Monday, 26 March 2012

The Last 40 Days of the Old Testament


Lent is, among other things, the time of the Jews - it's the last forty days of the Old Testament.

The Zero Hour of Jewish history is getting nearer and nearer. It’s going to arrive with an extraordinary teacher riding on donkey-back into Jerusalem (the old Jerusalem yet). In reaction to him, the nation is going to be validated – or not.

It's going to happen on one particular day, a day for which the nation was created, for which Abraham was asked to trust and go to a foreign land, for which the Red Sea parted, for which the Jordan was crossed and for which the way back from Babylon was made. Now that they are back, the big test of the most strategic of the nation's alliances is coming up.

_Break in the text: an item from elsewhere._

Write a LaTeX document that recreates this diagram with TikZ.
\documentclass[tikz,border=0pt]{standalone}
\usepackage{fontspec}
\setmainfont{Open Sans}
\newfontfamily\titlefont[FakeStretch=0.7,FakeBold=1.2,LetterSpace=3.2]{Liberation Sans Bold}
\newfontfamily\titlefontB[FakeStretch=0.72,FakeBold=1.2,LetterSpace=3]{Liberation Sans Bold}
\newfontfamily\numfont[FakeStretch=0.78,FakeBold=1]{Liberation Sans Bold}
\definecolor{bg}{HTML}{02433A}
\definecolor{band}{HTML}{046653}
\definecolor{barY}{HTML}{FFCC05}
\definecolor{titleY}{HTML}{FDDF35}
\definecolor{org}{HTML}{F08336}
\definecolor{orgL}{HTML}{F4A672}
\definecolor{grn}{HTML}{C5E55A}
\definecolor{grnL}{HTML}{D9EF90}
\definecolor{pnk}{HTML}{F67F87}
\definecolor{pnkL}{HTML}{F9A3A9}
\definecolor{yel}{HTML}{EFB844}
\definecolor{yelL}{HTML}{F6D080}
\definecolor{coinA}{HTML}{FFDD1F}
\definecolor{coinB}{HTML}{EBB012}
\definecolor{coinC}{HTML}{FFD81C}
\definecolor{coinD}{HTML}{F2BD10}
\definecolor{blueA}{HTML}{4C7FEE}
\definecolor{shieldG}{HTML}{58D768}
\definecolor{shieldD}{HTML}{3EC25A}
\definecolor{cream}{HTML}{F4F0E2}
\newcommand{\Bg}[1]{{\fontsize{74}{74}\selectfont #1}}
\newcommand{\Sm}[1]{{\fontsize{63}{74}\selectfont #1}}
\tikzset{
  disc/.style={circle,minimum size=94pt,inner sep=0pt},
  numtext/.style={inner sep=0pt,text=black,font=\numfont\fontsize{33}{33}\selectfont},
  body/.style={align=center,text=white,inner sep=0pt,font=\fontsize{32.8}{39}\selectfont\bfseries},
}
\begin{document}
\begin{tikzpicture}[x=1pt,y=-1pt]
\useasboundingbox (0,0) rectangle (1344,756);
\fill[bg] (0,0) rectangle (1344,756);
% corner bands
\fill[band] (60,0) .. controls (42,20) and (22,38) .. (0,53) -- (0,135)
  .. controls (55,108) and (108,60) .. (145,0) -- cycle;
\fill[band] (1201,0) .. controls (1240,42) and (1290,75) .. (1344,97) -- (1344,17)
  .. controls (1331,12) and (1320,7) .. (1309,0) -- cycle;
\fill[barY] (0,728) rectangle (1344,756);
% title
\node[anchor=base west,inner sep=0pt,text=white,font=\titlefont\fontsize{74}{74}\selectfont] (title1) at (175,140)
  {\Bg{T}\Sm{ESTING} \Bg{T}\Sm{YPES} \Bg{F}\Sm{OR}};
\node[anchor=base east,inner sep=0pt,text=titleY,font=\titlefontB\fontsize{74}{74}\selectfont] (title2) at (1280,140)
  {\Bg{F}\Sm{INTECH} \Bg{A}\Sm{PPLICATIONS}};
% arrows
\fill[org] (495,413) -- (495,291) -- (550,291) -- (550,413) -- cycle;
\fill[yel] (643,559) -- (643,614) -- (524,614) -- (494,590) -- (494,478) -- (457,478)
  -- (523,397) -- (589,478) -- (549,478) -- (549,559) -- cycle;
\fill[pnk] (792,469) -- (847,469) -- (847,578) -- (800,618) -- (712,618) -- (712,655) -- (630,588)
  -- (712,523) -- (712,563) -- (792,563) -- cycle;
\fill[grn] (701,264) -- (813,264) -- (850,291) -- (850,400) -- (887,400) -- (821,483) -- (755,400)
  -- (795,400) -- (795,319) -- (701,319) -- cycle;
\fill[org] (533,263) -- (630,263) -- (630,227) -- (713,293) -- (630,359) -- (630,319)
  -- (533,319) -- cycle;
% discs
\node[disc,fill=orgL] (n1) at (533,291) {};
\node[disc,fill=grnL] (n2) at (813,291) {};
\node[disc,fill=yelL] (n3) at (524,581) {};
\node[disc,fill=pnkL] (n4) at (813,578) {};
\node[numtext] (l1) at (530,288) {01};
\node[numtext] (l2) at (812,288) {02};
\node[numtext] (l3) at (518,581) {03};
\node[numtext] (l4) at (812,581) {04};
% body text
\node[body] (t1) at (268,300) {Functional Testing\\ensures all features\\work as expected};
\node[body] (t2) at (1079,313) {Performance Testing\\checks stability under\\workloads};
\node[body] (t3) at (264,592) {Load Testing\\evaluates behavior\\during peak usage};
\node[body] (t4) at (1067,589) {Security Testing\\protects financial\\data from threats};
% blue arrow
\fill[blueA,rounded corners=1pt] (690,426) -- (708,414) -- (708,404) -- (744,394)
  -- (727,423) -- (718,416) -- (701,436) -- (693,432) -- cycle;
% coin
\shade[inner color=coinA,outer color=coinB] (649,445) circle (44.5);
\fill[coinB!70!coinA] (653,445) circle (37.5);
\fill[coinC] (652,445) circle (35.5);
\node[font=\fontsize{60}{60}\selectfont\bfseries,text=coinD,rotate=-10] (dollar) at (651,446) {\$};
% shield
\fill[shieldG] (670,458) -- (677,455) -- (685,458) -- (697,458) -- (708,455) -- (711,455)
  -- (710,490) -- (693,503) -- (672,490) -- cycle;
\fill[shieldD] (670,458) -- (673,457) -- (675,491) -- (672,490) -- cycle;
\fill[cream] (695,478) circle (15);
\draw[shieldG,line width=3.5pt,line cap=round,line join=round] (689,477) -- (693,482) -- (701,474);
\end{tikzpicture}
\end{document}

On the crucial level, the challenge is for each Jew individually, just as centuries later it is for each of us, individually. In the process, every thought and every feeling, every word and every gesture, every omission and every hesitation are going to count (but, as we'll see soon, one spontaneous plea may outweigh scores of premeditated crimes). Everyting is going to be carefully looked at when emotions calm down and the time comes to assess it all – which is not yet. And the results, as we know, are going to be handed out individually, too.

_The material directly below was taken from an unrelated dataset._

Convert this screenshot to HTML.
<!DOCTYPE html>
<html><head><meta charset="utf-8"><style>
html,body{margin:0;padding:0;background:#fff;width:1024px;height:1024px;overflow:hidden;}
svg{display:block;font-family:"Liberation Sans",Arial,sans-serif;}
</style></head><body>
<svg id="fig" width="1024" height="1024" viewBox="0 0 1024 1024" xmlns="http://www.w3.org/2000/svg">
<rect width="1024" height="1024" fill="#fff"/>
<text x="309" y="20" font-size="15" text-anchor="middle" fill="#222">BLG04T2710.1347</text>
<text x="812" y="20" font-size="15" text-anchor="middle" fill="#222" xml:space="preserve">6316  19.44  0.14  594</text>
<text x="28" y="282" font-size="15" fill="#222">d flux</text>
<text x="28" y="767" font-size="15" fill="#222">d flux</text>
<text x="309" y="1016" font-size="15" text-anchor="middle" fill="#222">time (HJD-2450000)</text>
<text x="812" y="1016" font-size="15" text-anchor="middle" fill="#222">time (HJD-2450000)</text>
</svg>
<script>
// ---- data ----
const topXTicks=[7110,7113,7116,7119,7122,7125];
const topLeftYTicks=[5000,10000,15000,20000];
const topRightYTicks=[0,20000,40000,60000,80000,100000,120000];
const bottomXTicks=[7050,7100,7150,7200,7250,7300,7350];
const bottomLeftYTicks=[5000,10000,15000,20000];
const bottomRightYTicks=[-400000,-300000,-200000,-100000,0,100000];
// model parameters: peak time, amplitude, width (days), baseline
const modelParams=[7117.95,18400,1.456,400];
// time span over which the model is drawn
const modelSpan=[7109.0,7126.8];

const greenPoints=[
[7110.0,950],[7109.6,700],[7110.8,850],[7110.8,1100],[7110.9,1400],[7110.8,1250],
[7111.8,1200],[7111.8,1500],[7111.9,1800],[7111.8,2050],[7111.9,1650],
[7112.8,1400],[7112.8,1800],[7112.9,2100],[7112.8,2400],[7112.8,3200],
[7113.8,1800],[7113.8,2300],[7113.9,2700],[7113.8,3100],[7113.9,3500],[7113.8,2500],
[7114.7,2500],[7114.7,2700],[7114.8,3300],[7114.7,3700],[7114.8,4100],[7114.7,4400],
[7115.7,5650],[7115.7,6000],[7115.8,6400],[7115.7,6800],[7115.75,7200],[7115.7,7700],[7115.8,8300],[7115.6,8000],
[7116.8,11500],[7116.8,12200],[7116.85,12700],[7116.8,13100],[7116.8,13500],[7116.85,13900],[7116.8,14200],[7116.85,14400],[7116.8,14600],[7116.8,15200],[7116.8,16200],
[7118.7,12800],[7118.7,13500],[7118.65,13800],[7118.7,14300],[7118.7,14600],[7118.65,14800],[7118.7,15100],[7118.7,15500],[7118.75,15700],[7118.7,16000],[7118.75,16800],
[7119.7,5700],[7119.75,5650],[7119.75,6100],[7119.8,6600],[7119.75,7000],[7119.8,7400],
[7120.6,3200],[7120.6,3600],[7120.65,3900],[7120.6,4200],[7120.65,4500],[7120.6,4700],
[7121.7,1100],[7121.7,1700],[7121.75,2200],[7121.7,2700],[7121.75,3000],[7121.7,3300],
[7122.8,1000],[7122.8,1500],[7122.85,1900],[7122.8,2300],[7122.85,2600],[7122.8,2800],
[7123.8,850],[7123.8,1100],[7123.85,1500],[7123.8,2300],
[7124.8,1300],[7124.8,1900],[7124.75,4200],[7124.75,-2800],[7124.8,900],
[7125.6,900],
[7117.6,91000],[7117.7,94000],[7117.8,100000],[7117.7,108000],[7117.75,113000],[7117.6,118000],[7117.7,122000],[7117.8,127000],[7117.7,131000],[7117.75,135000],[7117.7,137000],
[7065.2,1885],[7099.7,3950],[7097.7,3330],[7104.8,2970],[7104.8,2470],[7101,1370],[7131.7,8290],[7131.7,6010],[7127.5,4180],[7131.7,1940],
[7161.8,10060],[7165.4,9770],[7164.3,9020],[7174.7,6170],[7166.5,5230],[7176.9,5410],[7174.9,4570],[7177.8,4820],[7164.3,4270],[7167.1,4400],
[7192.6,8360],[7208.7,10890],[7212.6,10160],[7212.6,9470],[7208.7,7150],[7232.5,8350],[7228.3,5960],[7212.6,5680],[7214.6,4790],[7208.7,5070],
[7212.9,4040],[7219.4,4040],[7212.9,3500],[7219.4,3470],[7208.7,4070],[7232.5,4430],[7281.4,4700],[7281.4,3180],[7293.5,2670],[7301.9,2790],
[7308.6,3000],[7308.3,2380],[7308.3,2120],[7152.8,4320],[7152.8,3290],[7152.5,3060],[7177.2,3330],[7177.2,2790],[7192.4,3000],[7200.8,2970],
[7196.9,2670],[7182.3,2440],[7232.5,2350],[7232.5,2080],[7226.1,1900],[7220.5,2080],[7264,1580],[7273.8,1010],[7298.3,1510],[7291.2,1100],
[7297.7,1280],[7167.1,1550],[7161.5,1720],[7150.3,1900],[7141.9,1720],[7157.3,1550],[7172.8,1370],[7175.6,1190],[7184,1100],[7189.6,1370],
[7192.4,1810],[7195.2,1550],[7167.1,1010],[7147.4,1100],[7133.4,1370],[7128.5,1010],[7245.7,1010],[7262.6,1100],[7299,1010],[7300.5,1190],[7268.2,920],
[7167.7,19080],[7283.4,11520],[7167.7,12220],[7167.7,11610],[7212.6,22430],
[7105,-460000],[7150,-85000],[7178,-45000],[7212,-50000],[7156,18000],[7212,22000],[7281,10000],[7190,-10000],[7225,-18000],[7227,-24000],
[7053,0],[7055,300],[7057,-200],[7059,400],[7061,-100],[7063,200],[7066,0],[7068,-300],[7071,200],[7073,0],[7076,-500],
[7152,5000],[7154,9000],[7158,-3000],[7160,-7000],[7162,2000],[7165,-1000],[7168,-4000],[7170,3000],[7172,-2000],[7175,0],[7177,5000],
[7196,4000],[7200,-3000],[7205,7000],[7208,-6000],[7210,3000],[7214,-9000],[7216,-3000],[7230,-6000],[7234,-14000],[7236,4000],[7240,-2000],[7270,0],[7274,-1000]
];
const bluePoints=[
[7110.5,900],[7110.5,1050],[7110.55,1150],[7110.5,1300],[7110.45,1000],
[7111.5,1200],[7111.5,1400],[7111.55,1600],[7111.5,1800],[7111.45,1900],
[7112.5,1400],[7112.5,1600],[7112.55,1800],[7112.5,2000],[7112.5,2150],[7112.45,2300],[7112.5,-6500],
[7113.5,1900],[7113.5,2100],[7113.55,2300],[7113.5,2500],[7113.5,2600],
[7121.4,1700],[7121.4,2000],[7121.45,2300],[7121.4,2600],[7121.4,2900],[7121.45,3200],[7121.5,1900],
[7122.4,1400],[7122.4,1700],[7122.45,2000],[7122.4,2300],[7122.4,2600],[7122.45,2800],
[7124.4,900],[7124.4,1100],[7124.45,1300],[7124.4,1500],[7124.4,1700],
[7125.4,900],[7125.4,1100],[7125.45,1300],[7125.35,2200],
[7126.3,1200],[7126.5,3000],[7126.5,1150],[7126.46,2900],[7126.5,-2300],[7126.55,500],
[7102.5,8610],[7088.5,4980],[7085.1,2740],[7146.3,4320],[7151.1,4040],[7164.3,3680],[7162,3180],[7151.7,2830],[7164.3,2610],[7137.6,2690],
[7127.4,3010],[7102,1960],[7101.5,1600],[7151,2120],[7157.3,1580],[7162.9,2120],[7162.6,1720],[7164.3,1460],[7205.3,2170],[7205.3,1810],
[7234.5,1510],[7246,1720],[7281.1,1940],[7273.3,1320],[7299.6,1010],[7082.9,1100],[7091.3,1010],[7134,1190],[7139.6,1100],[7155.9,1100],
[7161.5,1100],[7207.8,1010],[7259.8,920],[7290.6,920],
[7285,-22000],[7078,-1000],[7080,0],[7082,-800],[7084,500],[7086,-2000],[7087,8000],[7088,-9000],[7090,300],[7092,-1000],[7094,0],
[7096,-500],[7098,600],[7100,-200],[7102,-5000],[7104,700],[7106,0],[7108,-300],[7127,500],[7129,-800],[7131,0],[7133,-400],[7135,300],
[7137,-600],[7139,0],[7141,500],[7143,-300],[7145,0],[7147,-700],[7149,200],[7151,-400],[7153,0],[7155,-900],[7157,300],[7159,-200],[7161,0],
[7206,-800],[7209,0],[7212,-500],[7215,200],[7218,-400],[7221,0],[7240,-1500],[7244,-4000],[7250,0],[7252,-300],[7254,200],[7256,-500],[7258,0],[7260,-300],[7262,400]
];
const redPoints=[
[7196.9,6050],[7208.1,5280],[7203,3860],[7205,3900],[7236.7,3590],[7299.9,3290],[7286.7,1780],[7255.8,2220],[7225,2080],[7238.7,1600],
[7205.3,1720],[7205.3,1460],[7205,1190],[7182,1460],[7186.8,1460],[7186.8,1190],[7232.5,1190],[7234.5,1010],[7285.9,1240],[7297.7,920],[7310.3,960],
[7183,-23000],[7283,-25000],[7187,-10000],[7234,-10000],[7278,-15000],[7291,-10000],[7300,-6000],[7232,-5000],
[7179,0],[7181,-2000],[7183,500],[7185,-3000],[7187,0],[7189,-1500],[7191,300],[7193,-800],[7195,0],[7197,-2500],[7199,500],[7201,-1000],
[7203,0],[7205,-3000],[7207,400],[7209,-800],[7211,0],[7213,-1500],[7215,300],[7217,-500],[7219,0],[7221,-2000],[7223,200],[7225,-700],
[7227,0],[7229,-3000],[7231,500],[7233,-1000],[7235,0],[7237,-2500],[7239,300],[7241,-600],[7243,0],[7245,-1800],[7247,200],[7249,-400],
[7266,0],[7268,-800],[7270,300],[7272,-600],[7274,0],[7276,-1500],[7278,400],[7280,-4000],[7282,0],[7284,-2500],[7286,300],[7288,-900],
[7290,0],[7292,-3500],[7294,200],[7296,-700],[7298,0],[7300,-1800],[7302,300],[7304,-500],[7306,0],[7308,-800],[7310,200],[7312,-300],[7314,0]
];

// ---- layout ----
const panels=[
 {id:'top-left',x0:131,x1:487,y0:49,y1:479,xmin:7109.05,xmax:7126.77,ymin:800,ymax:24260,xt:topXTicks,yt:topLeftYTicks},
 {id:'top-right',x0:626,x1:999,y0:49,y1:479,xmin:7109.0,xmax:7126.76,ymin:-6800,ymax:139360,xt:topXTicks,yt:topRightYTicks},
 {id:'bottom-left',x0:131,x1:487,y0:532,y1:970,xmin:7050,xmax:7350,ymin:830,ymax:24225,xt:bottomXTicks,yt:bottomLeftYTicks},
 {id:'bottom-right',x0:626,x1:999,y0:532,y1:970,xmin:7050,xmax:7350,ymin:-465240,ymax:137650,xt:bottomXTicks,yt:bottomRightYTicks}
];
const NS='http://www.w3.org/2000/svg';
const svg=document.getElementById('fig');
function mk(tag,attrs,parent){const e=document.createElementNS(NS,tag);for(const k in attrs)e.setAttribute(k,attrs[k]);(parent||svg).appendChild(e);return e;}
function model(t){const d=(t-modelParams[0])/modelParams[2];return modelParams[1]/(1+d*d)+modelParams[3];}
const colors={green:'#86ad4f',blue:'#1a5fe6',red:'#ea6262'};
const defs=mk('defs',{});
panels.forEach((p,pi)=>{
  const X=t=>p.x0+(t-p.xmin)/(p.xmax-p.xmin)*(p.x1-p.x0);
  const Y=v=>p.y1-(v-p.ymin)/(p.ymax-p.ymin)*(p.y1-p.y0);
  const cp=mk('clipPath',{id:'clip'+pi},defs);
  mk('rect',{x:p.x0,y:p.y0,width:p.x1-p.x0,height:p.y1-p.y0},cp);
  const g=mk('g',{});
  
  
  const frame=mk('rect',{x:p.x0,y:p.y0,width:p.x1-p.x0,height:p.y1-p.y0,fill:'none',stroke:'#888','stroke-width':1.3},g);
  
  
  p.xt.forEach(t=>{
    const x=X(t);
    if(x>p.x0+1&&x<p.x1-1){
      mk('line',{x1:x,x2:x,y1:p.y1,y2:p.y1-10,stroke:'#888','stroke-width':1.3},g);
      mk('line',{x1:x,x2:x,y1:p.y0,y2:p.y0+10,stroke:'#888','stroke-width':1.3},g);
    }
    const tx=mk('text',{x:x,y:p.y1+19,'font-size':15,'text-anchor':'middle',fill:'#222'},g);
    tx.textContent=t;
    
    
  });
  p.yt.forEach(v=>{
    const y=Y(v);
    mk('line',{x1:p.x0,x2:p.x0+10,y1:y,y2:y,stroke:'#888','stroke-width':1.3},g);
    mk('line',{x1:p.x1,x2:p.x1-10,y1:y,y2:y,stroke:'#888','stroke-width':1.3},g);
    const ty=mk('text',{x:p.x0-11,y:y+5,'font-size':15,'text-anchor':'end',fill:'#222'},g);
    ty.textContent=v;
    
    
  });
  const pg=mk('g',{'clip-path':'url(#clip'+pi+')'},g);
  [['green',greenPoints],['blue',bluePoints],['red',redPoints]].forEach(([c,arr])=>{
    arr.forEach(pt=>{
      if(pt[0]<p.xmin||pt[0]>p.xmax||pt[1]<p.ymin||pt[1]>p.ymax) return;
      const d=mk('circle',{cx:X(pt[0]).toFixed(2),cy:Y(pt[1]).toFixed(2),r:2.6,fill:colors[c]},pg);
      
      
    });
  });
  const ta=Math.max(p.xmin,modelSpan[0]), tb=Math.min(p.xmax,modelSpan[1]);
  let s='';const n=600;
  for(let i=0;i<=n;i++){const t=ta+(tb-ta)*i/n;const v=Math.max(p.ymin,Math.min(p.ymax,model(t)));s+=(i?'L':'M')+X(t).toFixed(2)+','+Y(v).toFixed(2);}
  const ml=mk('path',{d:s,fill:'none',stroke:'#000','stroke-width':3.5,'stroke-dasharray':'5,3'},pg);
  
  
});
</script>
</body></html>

But there’s no escaping the fact that the day - the penultimate day of Lent - is also an ultimate showdown time for the Jewish nation.

The accumulated lessons of the Patriarchs, the Torah, the Prophets and the Singer-Psalm Writers, so carefully preserved and taught for centuries, are to come to fruition now - or to withering.

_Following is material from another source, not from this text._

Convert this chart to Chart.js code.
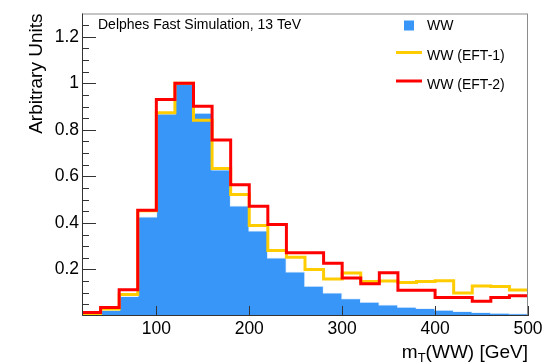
<!DOCTYPE html>
<html>
<head>
<meta charset="utf-8">
<script src="https://cdn.jsdelivr.net/npm/chart.js@4.4.1/dist/chart.umd.min.js"></script>
<style>
  html, body { margin: 0; padding: 0; background: #fff; }
</style>
</head>
<body>
<canvas id="grafica" width="552" height="364"></canvas>
<script>
// Bordes de los bins de m_T(WW) en GeV (bins de 20 GeV)
const binEdges = [20, 40, 60, 80, 100, 120, 140, 160, 180, 200, 220, 240, 260,
                  280, 300, 320, 340, 360, 380, 400, 420, 440, 460, 480, 500];
// Un valor por bin (24 bins), normalizados al máximo
const valoresWW = [0.003, 0.025, 0.085, 0.427, 0.869, 1.0, 0.872, 0.629, 0.474, 0.366, 0.25, 0.19,
                   0.129, 0.1, 0.075, 0.06, 0.048, 0.039, 0.033, 0.026, 0.02, 0.016, 0.013, 0.011];
const valoresEFT1 = [0.01, 0.03, 0.092, 0.452, 0.873, 1.0, 0.841, 0.634, 0.522, 0.389, 0.281, 0.252,
                     0.2, 0.159, 0.185, 0.148, 0.15, 0.144, 0.148, 0.152, 0.099, 0.129, 0.127, 0.112];
const valoresEFT2 = [0.015, 0.036, 0.113, 0.454, 0.93, 1.0, 0.901, 0.756, 0.564, 0.472, 0.393, 0.272,
                     0.272, 0.227, 0.163, 0.139, 0.186, 0.111, 0.111, 0.079, 0.079, 0.063, 0.079, 0.087];
const ticksX = [100, 200, 300, 400, 500];
const ticksY = [0.2, 0.4, 0.6, 0.8, 1, 1.2];

const fuente = "'Liberation Sans', Arial, Helvetica, sans-serif";
Chart.defaults.font.family = fuente;

// Un punto en el borde izquierdo de cada bin, más el borde final
function puntos(valores) {
    const pts = valores.map((v, i) => ({ x: binEdges[i], y: v }));
    pts.push({ x: binEdges[binEdges.length - 1], y: valores[valores.length - 1] });
    return pts;
}

// Marco, marcas de los ejes hacia dentro, título del eje x, texto y leyenda al estilo ROOT
const marcoRoot = {
    id: 'marcoRoot',
    afterDatasetsDraw(chart) {
        const { ctx, chartArea: a, scales: { x, y } } = chart;
        ctx.save();
        ctx.lineWidth = 1;
        ctx.strokeStyle = '#8c8c8c';
        ctx.strokeRect(a.left + 0.5, a.top + 0.5, a.right - a.left - 1, a.bottom - a.top - 1);
        ctx.strokeStyle = '#333';
        ctx.beginPath();
        ctx.moveTo(a.left + 0.5, a.top);
        ctx.lineTo(a.left + 0.5, a.bottom - 0.5);
        ctx.lineTo(a.right, a.bottom - 0.5);
        // marcas del eje y: mayores cada 0.2, menores cada 0.05
        for (let k = 1; k <= 25; k++) {
            const py = Math.round(y.getPixelForValue(k * 0.05)) + 0.5;
            const largo = k % 4 === 0 ? 14 : 7;
            ctx.moveTo(a.left, py);
            ctx.lineTo(a.left + largo, py);
        }
        ticksX.forEach(v => {
            const px = Math.round(x.getPixelForValue(v)) + 0.5;
            ctx.moveTo(px, a.bottom);
            ctx.lineTo(px, a.bottom - 10);
        });
        ctx.stroke();

        ctx.fillStyle = '#000';
        // título del eje x con subíndice
        const base = 358;
        ctx.font = '19px ' + fuente;
        const t1 = 'm', t3 = '(WW) [GeV]';
        const w1 = ctx.measureText(t1).width, w3 = ctx.measureText(t3).width;
        ctx.font = '13px ' + fuente;
        const w2 = ctx.measureText('T').width;
        let x0 = a.right - (w1 + w2 + w3);
        ctx.textBaseline = 'alphabetic';
        ctx.textAlign = 'left';
        ctx.font = '19px ' + fuente;
        ctx.fillText(t1, x0, base);
        ctx.font = '13px ' + fuente;
        ctx.fillText('T', x0 + w1, base + 4);
        ctx.font = '19px ' + fuente;
        ctx.fillText(t3, x0 + w1 + w2, base);

        // texto de la simulación
        ctx.font = '14px ' + fuente;
        ctx.fillText('Delphes Fast Simulation, 13 TeV', 98, 29);

        // leyenda
        ctx.font = '14px ' + fuente;
        chart.data.datasets.forEach((ds, i) => {
            const yc = [25.5, 52.5, 81][i];
            if (ds.fill) {
                ctx.fillStyle = ds.backgroundColor;
                ctx.fillRect(404, 20.5, 10, 10);
            } else {
                ctx.strokeStyle = ds.borderColor;
                ctx.lineWidth = 3;
                ctx.beginPath();
                ctx.moveTo(396, yc);
                ctx.lineTo(422, yc);
                ctx.stroke();
            }
            ctx.fillStyle = '#000';
            ctx.fillText(ds.label, 427, [30, 60, 89][i]);
        });
        ctx.restore();
    }
};

new Chart(document.querySelector('#grafica'), {
    type: 'line',
    data: {
        datasets: [
            {
                label: 'WW',
                data: puntos(valoresWW),
                stepped: 'before',
                fill: 'origin',
                backgroundColor: '#3896f8',
                borderColor: 'rgba(255,255,255,0.85)',
                borderWidth: 1.5,
                pointRadius: 0,
                order: 3,
            },
            {
                label: 'WW (EFT-1)',
                data: puntos(valoresEFT1),
                stepped: 'before',
                fill: false,
                borderColor: '#ffcc00',
                borderWidth: 3,
                pointRadius: 0,
                order: 2,
            },
            {
                label: 'WW (EFT-2)',
                data: puntos(valoresEFT2),
                stepped: 'before',
                fill: false,
                borderColor: '#ff0000',
                borderWidth: 3,
                pointRadius: 0,
                order: 1,
            },
        ]
    },
    options: {
        responsive: false,
        animation: false,
        layout: { padding: { top: 9, right: 24, left: 0, bottom: 0 } },
        plugins: { legend: { display: false }, tooltip: { enabled: false } },
        scales: {
            x: {
                type: 'linear',
                min: 20,
                max: 500,
                afterBuildTicks: s => { s.ticks = ticksX.map(v => ({ value: v })); },
                afterFit: s => { s.height = 48; },
                grid: { display: false, drawTicks: false },
                border: { display: false },
                ticks: { font: { size: 17.5 }, color: '#000', padding: 3, maxRotation: 0 },
            },
            y: {
                min: 0,
                max: 1.3,
                afterBuildTicks: s => { s.ticks = ticksY.map(v => ({ value: v })); },
                afterFit: s => { s.width = 82; },
                grid: { display: false, drawTicks: false },
                border: { display: false },
                ticks: { font: { size: 17.5 }, color: '#000', padding: 3, callback: v => String(v) },
                title: {
                    display: true,
                    text: 'Arbitrary Units',
                    align: 'end',
                    color: '#000',
                    font: { size: 19 },
                    padding: { top: 25 },
                },
            },
        },
    },
    plugins: [marcoRoot],
});
</script>
</body>
</html>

Soon, on behalf of the nation its establishment is going to make a judgment and give a collective reply to a question sent by the greatest ally of the Jews; and it's basically a question of trust.

The day, the question and the answer had been foretold by the nation’s prophets, their prophecies came true and the rest is history now (although some claim it's an on-going history), but doesn’t it feel each year as if everything was unfolding all over again right in front of our eyes, in real time?

And as Lent’s excruciating climax approaches, don’t we feel - because we are all through the Jews, aren't we? - as if our own nation’s fate was at stake on that day?

And don’t we find ourselves standing shoulder to shoulder with those elder brothers of ours outside Pilate’s palace, praying that what we witness coluld be just one big anti-Semitic calumny?